Var-Matin (Fréjus / Saint-Raphaël)
À Marseille, le système Terra Fecundis devant la justice
Trois dirigeants de la société de travail temporaire espagnole sont jugés depuis hier pour fraude.
L «e plus gros dossier de l’Urssaf depuis sa création » : un inspecteur de l’Urssaf a présenté hier comme « exceptionnelle » la fraude qu’aurait commise l’entreprise de travail temporaire espagnole Terra Fecundis, pourvoyeuse de main-d’oeuvre pour les agriculteurs français. L’Urssaf, cet organisme de sécurité sociale qui recouvre les cotisations sociales en France, réclame 112 millions d’euros de dommages et intérêts à Terra Fecundis, jugée avec trois de ses fondateurs par le tribunal de Marseille depuis hier.

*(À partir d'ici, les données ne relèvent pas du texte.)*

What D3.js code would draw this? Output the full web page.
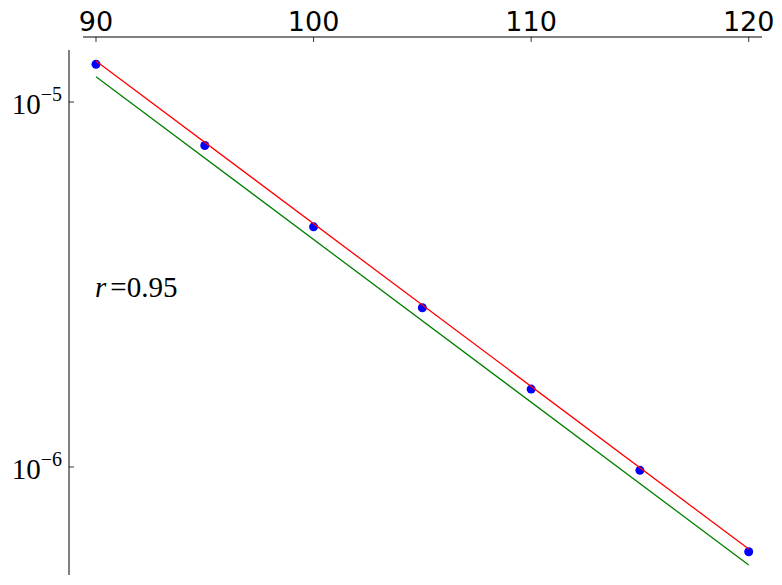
<!DOCTYPE html>
<html>
<head>
<meta charset="utf-8">
<script src="https://cdn.jsdelivr.net/npm/d3@7"></script>
<style>
  html, body { margin: 0; padding: 0; background: #fff; }
  svg { display: block; }
</style>
</head>
<body>
<svg id="chart" width="782" height="585"></svg>
<script>
// ---- data ----
const xValues = [90, 95, 100, 105, 110, 115, 120];
const yValues = [1.269e-5, 7.60e-6, 4.55e-6, 2.73e-6, 1.635e-6, 9.79e-7, 5.86e-7];
const fitX = [90, 120];
const fitRed = [1.295e-5, 5.96e-7];
const fitGreen = [1.173e-5, 5.39e-7];
const xTicks = [90, 100, 110, 120];
const yTicks = [1e-5, 1e-6];
const yTickExp = ["\u22125", "\u22126"];
const annotation = { x: 90, y: 3.0e-6, v: "r", eq: "=0.95" };

(function () {
const SANS = "'DejaVu Sans', sans-serif";
const SERIF = "'Liberation Serif', 'DejaVu Serif', 'Times New Roman', serif";
// ---- layout ----
const svg = d3.select("#chart");
const pLeft = 83, pRight = 762, pTop = 50, pBottom = 575;
const x = d3.scaleLinear().domain([89.4025, 120.611]).range([pLeft, pRight]);
const y = d3.scaleLog().domain([Math.pow(10, -4.8575), Math.pow(10, -6.2959)]).range([pTop, pBottom]);

// top axis (offset outward)
const topAxisY = 37;
const gx = svg.append("g").attr("transform", `translate(0,${topAxisY})`);
gx.append("line").attr("x1", pLeft).attr("x2", pRight).attr("y1", 0).attr("y2", 0)
  .attr("stroke", "#000").attr("stroke-width", 1);
gx.selectAll("line.tick").data(xTicks).join("line").attr("class", "tick")
  .attr("x1", d => x(d)).attr("x2", d => x(d)).attr("y1", 0).attr("y2", 5)
  .attr("stroke", "#000").attr("stroke-width", 0.8);
gx.selectAll("text").data(xTicks).join("text")
  .style("font-family", SANS).style("font-size", "27px")
  .attr("x", d => x(d)).attr("y", -6)
  .attr("text-anchor", "middle")
  .text(d => d);

// left axis (offset outward)
const leftAxisX = 69;
const gy = svg.append("g").attr("transform", `translate(${leftAxisX},0)`);
gy.append("line").attr("x1", 0).attr("x2", 0).attr("y1", pTop).attr("y2", pBottom)
  .attr("stroke", "#000").attr("stroke-width", 1);
gy.selectAll("line.tick").data(yTicks).join("line").attr("class", "tick")
  .attr("x1", 0).attr("x2", 5).attr("y1", d => y(d)).attr("y2", d => y(d))
  .attr("stroke", "#000").attr("stroke-width", 0.8);
const yl = gy.selectAll("text").data(yTicks).join("text")
  .style("font-family", SERIF).style("font-size", "29px")
  .attr("x", -7).attr("y", d => y(d) + 12)
  .attr("text-anchor", "end");
yl.append("tspan").text("10");
yl.append("tspan").style("font-size", "20px").attr("dy", -13).text((d, i) => yTickExp[i]);

// points
svg.append("g").selectAll("circle").data(xValues).join("circle")
  .attr("cx", d => x(d)).attr("cy", (d, i) => y(yValues[i])).attr("r", 4.5)
  .attr("fill", "#0000ff");

// fit lines
const line = d3.line().x(d => x(d[0])).y(d => y(d[1]));
svg.append("path").datum(fitX.map((d, i) => [d, fitRed[i]]))
  .attr("d", line).attr("fill", "none").attr("stroke", "#ff0000").attr("stroke-width", 1.3);
svg.append("path").datum(fitX.map((d, i) => [d, fitGreen[i]]))
  .attr("d", line).attr("fill", "none").attr("stroke", "#008000").attr("stroke-width", 1.3);

// annotation
const ann = svg.append("text")
  .style("font-family", SERIF).style("font-size", "29px")
  .attr("x", x(annotation.x) - 1).attr("y", y(annotation.y) + 4);
ann.append("tspan").style("font-style", "italic").text(annotation.v);
ann.append("tspan").attr("dx", 4).text(annotation.eq);
})();
</script>
</body>
</html>
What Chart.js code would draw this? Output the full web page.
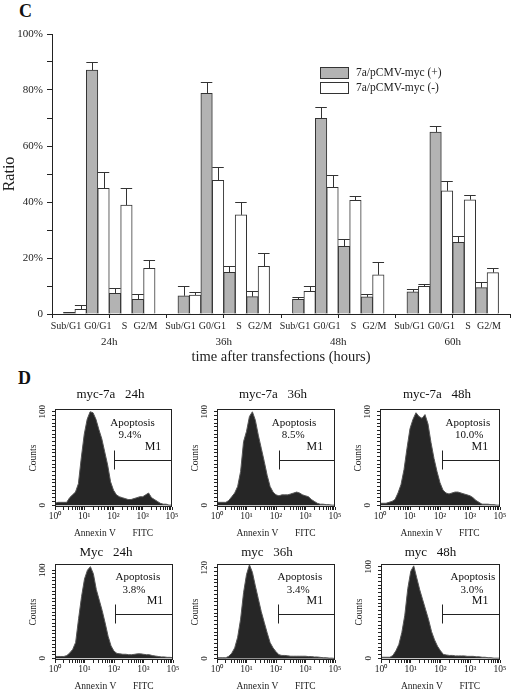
<!DOCTYPE html>
<html>
<head>
<meta charset="utf-8">
<script src="https://cdn.jsdelivr.net/npm/chart.js@4.4.1/dist/chart.umd.min.js"></script>
<style>
body{margin:0;background:#fff;width:512px;height:691px;position:relative;overflow:hidden;font-family:"Liberation Serif",serif;}
.box{position:absolute;}
.panel{position:absolute;font-weight:bold;font-size:18px;color:#111;}
</style>
</head>
<body>
<div class="panel" style="left:19px;top:1px">C</div>
<div class="panel" style="left:18px;top:368px">D</div>
<script>
// ---- panel C data ----
const groups = ['24h', '36h', '48h', '60h'];
const phases = ['Sub/G1', 'G0/G1', 'S', 'G2/M'];
const plusMean  = [0.5, 87.1, 7.4, 5.2,  6.5, 78.8, 14.9, 6.2,  5.2, 69.9, 24.2, 6.1,  7.9, 65.0, 25.6, 9.4];
const plusErr   = [0.3, 2.9, 1.8, 1.8,   3.6, 3.9, 2.1, 1.9,    1.0, 4.1, 2.6, 0.9,    1.1, 2.1, 2.4, 1.9];
const minusMean = [1.7, 44.9, 38.9, 16.3, 6.8, 47.7, 35.4, 17.0, 8.1, 45.2, 40.6, 14.0, 9.9, 44.0, 40.8, 14.8];
const minusErr  = [1.6, 5.7, 6.2, 2.9,   1.2, 4.7, 4.6, 4.8,    1.8, 4.4, 1.4, 4.6,    0.7, 3.4, 1.7, 1.5];
const legendNames = ['7a/pCMV-myc (+)', '7a/pCMV-myc (-)'];

// ---- panel D data ----
const bins = [0,0.1,0.2,0.3,0.4,0.5,0.6,0.7,0.8,0.9,1,1.1,1.2,1.3,1.4,1.5,1.6,1.7,1.8,1.9,2,
  2.1,2.2,2.3,2.4,2.5,2.6,2.7,2.8,2.9,3,3.1,3.2,3.3,3.4,3.5,3.6,3.7,3.8,3.9,4];
const histA24 = [2,3,3,3,3,8,11,14,23,51,76,92,100,99,92,81,71,57,43,25,16,11,9,8,7,6,6,7,8,9,9,11,13,8,6,4,2,1,1,0,0];
const histA36 = [3,3,3,3,5,9,13,20,36,68,79,95,100,91,75,61,47,32,20,14,11,10,11,11,11,12,13,14,13,11,10,9,6,4,2,1,1,0.5,0.5,0,0];
const histA48 = [2,2,2,3,4,6,13,22,38,61,82,92,99,95,93,97,87,67,50,36,24,16,13,12,13,14,14,13,12,11,10,8,5,3,1,1,1,0.5,0.5,0,0];
const histM24 = [2,2,2,2,3,6,10,18,45,70,90,100,104,96,78,66,54,40,25,14,8,5.5,5,4.5,4.5,4,4,4.5,5,5,4.5,4,4,3,2.5,2,1.5,1.5,1,1,0.5];
const histM36 = [1,1,1,1,3,7,14,28,52,87,111,124,114,96,79,62,48,34,21,14,9,5,4,4,3.5,3,3,3,3,3,3,2.5,2.5,2,2,1.5,1,1,0.5,0.5,0];
const histM48 = [1,1,1,1,3,8,15,28,47,76,95,101,88,75,64,53,42,29,20,13,8,4,3.5,3,3,2.5,2.5,2.5,2.5,2,2,2,1.5,1.5,1,1,0.5,0.5,0,0,0];
const histTitles = ['myc-7a   24h', 'myc-7a   36h', 'myc-7a   48h', 'Myc   24h', 'myc   36h', 'myc   48h'];
const apoptosisPct = ['9.4%', '8.5%', '10.0%', '3.8%', '3.4%', '3.0%'];
const m1Start = [2.02, 2.1, 2.07, 2.03, 2.07, 2.05];
const countTop = [100, 100, 100, 100, 120, 100];
const countMax = [103, 103, 103, 107, 125, 103];
const decadeLabels = ['10\u2070', '10\u00b9', '10\u00b2', '10\u00b3', '10\u2075'];

Chart.defaults.font.family = '"Liberation Serif", "Times New Roman", serif';
Chart.defaults.color = '#222';
Chart.defaults.animation = false;

function addCanvas(left, top, w, h) {
  let div = document.createElement('div');
  div.className = 'box';
  div.style.left = left + 'px';
  div.style.top = top + 'px';
  let cv = document.createElement('canvas');
  cv.width = w; cv.height = h;
  div.appendChild(cv);
  document.body.appendChild(div);
  return cv;
}

//panel C

// tick list of the lower axis: group edges / middles get a mark, phase names get a label
let phaseLabelPos = [0.61, 2.0, 3.17, 4.08];
let xTicks = [];
groups.forEach((g, gi) => {
  xTicks.push({value: gi * 5, label: '', mark: true});
  xTicks.push({value: gi * 5 + 2.5, label: '', mark: true});
  phases.forEach((p, pi) => xTicks.push({value: gi * 5 + phaseLabelPos[pi], label: p, mark: false}));
});
xTicks.push({value: 20, label: '', mark: true});
xTicks.sort((a, b) => a.value - b.value);

function barPoints(values, shift) {
  return values.map((v, i) => ({x: 5 * Math.floor(i / 4) + shift + i % 4, y: v}));
}

const errorBars = {
  id: 'errorBars',
  afterDatasetsDraw(chart) {
    let ctx = chart.ctx;
    let y = chart.scales.y;
    ctx.save();
    ctx.strokeStyle = '#333';
    ctx.lineWidth = 1;
    chart.data.datasets.forEach((ds, di) => {
      chart.getDatasetMeta(di).data.forEach((bar, i) => {
        let top = Math.round(y.getPixelForValue(ds.data[i].y + ds.err[i])) + 0.5;
        let cx = Math.round(bar.x) + 0.5;
        let half = bar.width / 2;
        ctx.beginPath();
        ctx.moveTo(cx, bar.y);
        ctx.lineTo(cx, top);
        ctx.moveTo(bar.x - half, top);
        ctx.lineTo(bar.x + half, top);
        ctx.stroke();
      });
    });
    ctx.restore();
  }
};

const boxLegend = {
  id: 'boxLegend',
  afterDraw(chart) {
    let ctx = chart.ctx;
    ctx.save();
    ctx.lineWidth = 1;
    ctx.strokeStyle = '#333';
    ctx.font = '11.5px "Liberation Serif"';
    ctx.textBaseline = 'middle';
    ctx.fillStyle = '#222';
    chart.data.datasets.forEach((ds, i) => {
      let top = 67 + i * 15;
      ctx.fillStyle = ds.backgroundColor;
      ctx.fillRect(320.5, top + 0.5, 28, 11);
      ctx.strokeRect(320.5, top + 0.5, 28, 11);
      ctx.fillStyle = '#222';
      ctx.fillText(ds.label, 356, top + 6);
    });
    ctx.restore();
  }
};

new Chart(addCanvas(0, 0, 512, 366), {
  type: 'bar',
  data: {
    datasets: [{
      label: legendNames[0],
      data: barPoints(plusMean, 0.75),
      err: plusErr,
      backgroundColor: '#b3b3b3',
      borderColor: '#333',
      borderWidth: 1,
      barThickness: 11.5,
      grouped: false
    }, {
      label: legendNames[1],
      data: barPoints(minusMean, 1.25),
      err: minusErr,
      backgroundColor: '#ffffff',
      borderColor: '#333',
      borderWidth: 1,
      barThickness: 11.5,
      grouped: false
    }]
  },
  options: {
    responsive: false,
    layout: {padding: {top: 34, right: 1, left: 0, bottom: 0}},
    plugins: {legend: {display: false}, tooltip: {enabled: false}},
    scales: {
      x: {
        type: 'linear', min: 0, max: 20, offset: false, weight: 0,
        afterBuildTicks: (s) => { s.ticks = xTicks.map(t => ({value: t.value})); },
        afterFit: (s) => { s.height = 18; },
        ticks: {autoSkip: false, maxRotation: 0, padding: 2, font: {size: 10},
          callback: (v, i) => xTicks[i] ? xTicks[i].label : ''},
        grid: {offset: false, drawOnChartArea: false, tickLength: 4,
          tickColor: (c) => (xTicks[c.index] && xTicks[c.index].mark) ? '#222' : 'rgba(0,0,0,0)'},
        border: {color: '#222'}
      },
      x2: {
        type: 'linear', position: 'bottom', min: 0, max: 20, offset: false, weight: 1,
        afterBuildTicks: (s) => { s.ticks = groups.map((g, i) => ({value: i * 5 + 2.5})); },
        afterFit: (s) => { s.height = 34; },
        ticks: {autoSkip: false, maxRotation: 0, padding: 4, font: {size: 11},
          callback: (v, i) => groups[i]},
        grid: {display: false, drawTicks: false, tickLength: 0},
        border: {display: false},
        title: {display: true, text: 'time after transfections (hours)', font: {size: 14.5}, padding: {top: 0, bottom: 0}}
      },
      y: {
        min: 0, max: 100,
        afterFit: (s) => { s.width = 52; },
        ticks: {stepSize: 10, padding: 4, font: {size: 11},
          callback: (v) => v === 0 ? '0' : (v % 20 === 0 ? v + '%' : '')},
        grid: {drawOnChartArea: false, tickLength: 5, color: '#222'},
        border: {color: '#222'},
        title: {display: true, text: 'Ratio', font: {size: 16}, padding: {top: 0, bottom: 0}}
      }
    }
  },
  plugins: [errorBars, boxLegend]
});

//panel D

const histData = [histA24, histA36, histA48, histM24, histM36, histM48];
const boxLeft = [55, 217, 380, 55, 217, 381];
const boxTop = [409, 409, 409, 564, 564, 564];
const boxW = [117, 118, 120, 118, 118, 119];
const boxH = [98, 98, 98, 96, 96, 96];
const titleDx = [-3, -3, -3, -8, -9, -10];
const titleDy = [-14, -14, -14, -11, -11, -11];
const apopX = [2.65, 2.61, 2.93, 2.81, 2.81, 3.09];
const pctX = [2.56, 2.58, 2.97, 2.68, 2.75, 3.06];
const m1X = [3.35, 3.32, 3.33, 3.39, 3.32, 3.33];

let xLogTicks = [];
for (let n = 0; n <= 4; n++) {
  xLogTicks.push(n);
  if (n < 4) for (let k = 2; k <= 9; k++) xLogTicks.push(n + Math.log10(k));
}

function makeHist(i) {
  let decor = {
    id: 'decor' + i,
    afterDraw(chart) {
      let ctx = chart.ctx, a = chart.chartArea, x = chart.scales.x, y = chart.scales.y;
      ctx.save();
      ctx.strokeStyle = '#222';
      ctx.lineWidth = 1;
      ctx.strokeRect(Math.round(a.left) + 0.5, Math.round(a.top) + 0.5, Math.round(a.width) - 1, Math.round(a.height) - 1);
      ctx.fillStyle = '#111';
      ctx.textAlign = 'center';
      ctx.textBaseline = 'middle';
      ctx.font = '13px "Liberation Serif"';
      ctx.fillText(histTitles[i], (a.left + a.right) / 2 + titleDx[i], a.top + titleDy[i]);
      ctx.font = '9px "Liberation Serif"';
      [0, countTop[i]].forEach(v => {
        ctx.save();
        ctx.translate(a.left - 12, y.getPixelForValue(v));
        ctx.rotate(-Math.PI / 2);
        ctx.fillText(String(v), 0, 0);
        ctx.restore();
      });
      ctx.font = '11px "Liberation Serif"';
      ctx.fillText('Apoptosis', x.getPixelForValue(apopX[i]), a.top + 0.14 * a.height);
      ctx.fillText(apoptosisPct[i], x.getPixelForValue(pctX[i]), a.top + 0.27 * a.height);
      ctx.font = '12px "Liberation Serif"';
      ctx.fillText('M1', x.getPixelForValue(m1X[i]), a.top + 0.385 * a.height);
      let mx = Math.round(x.getPixelForValue(m1Start[i])) + 0.5;
      let my = Math.round(a.top + 0.52 * a.height) + 0.5;
      ctx.beginPath();
      ctx.moveTo(mx, my);
      ctx.lineTo(a.right, my);
      ctx.moveTo(mx, my - 10);
      ctx.lineTo(mx, my + 9);
      ctx.stroke();
      ctx.restore();
    }
  };
  let step = countTop[i] === 120 ? 5 : 4;
  let yTicks = [];
  for (let v = 0; v <= countTop[i]; v += step) yTicks.push({value: v});

  new Chart(addCanvas(boxLeft[i] - 48, boxTop[i] - 24, boxW[i] + 56, boxH[i] + 56), {
    type: 'line',
    data: {
      datasets: [{
        data: bins.map((b, j) => ({x: b, y: histData[i][j]})),
        fill: 'origin',
        backgroundColor: '#262626',
        borderColor: '#555',
        borderWidth: 1,
        pointRadius: 0,
        tension: 0
      }]
    },
    options: {
      responsive: false,
      layout: {padding: {top: 24, right: 8, left: 0, bottom: 0}},
      plugins: {legend: {display: false}, tooltip: {enabled: false}},
      scales: {
        x: {
          type: 'linear', min: 0, max: 4,
          afterBuildTicks: (s) => { s.ticks = xLogTicks.map(v => ({value: v})); },
          afterFit: (s) => { s.height = 32; },
          ticks: {autoSkip: false, maxRotation: 0, padding: 1, font: {size: 9.5},
            callback: (v) => Number.isInteger(v) ? decadeLabels[v] : ''},
          grid: {drawOnChartArea: false, tickLength: 3, color: '#222'},
          border: {display: false},
          title: {display: true, text: 'Annexin V       FITC', font: {size: 9.5}, padding: {top: 1, bottom: 0}}
        },
        y: {
          min: -2, max: countMax[i],
          afterBuildTicks: (s) => { s.ticks = yTicks; },
          afterFit: (s) => { s.width = 48; },
          ticks: {display: false},
          grid: {drawOnChartArea: false, tickLength: 3, color: '#222'},
          border: {display: false},
          title: {display: true, text: 'Counts', font: {size: 9.5}, padding: {top: 21, bottom: 0}}
        }
      }
    },
    plugins: [decor]
  });
}

for (let i = 0; i < 6; i++) makeHist(i);
</script>
</body>
</html>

Cette société a, selon Jean-Michel Ducassou, inspecteur de l’Urssaf entendu comme témoin, détourné les règles européennes du travail détaché pour près de 7 000 salariés acheminés dans des centaines d’exploitations agricoles françaises entre 2012 et 2015.
Travail dissimulé
La procédure européenne de détachement permet à des entreprises de faire travailler du personnel dans un autre État membre sans avoir à s’inscrire au registre du commerce ni à régler les cotisations sociales du pays où le salarié est détaché. Terra Fecundis payait les cotisations sociales d’ouvriers employés en France en Espagne, pays où ces cotisations sont inférieures.
Or, « dans ce dossier, a estimé Jean-Michel Ducassou, les conditions du détachement ne sont pas remplies car Terra Fecundis avait une activité permanente en France et pas d’activité substantielle en Espagne ».
Pour les années 2012 à 2015, dans le Top 100 des sociétés clientes de Terra Fecundis, ne figuraient que des sociétés françaises à l’exception d’une exploitation espagnole.
« Lourds enjeux »
Terra Fecundis et ses trois dirigeants fondateurs sont jugés pour travail dissimulé et marchandage en bande organisée. Seul Juan Jose Lopez Pacheco, Espagnol de 45 ans, s’est présenté devant le tribunal correctionnel. Son frère Francisco Lopez Pacheco et Celedenio Perea Coll sont représentés par leurs avocats. Ce dossier « est porteur d’enjeux lourds en termes financiers, d’ordre public et de réputation », a rappelé le président. Les trois prévenus encourent dix ans d’emprisonnement et une amende de 100 000 euros et la société risque une amende de 500 000 euros.
En charge de la logistique en France, quatre autres prévenus sont jugés pour complicité de travail dissimulé et complicité de marchandage. « Un tiers des employeurs français avaient recours toute l’année » à la main-d’oeuvre fournie par Terra Fecundis, des salariés majoritairement originaires d’Amérique du Sud, a souligné le président.
Prêt de main-d’oeuvre à but lucratif
Au-delà du travail dissimulé, la société répond également de marchandage, un prêt de main-d’oeuvre à but lucratif qui aurait causé plusieurs préjudices aux salariés : rémunération en dessous du minimum légal, absence de majoration des heures supplémentaires, atteinte aux droits au chômage en Espagne par minoration des jours travaillés déclarés aux organismes espagnols… La Confédération paysanne s’est constituée partie civile à l’ouverture des débats, rejoignant la Fédération générale agroalimentaire CFDT, l’Urssaf ou Prism’Emploi, qui regroupe six cents entreprises d’intérim françaises.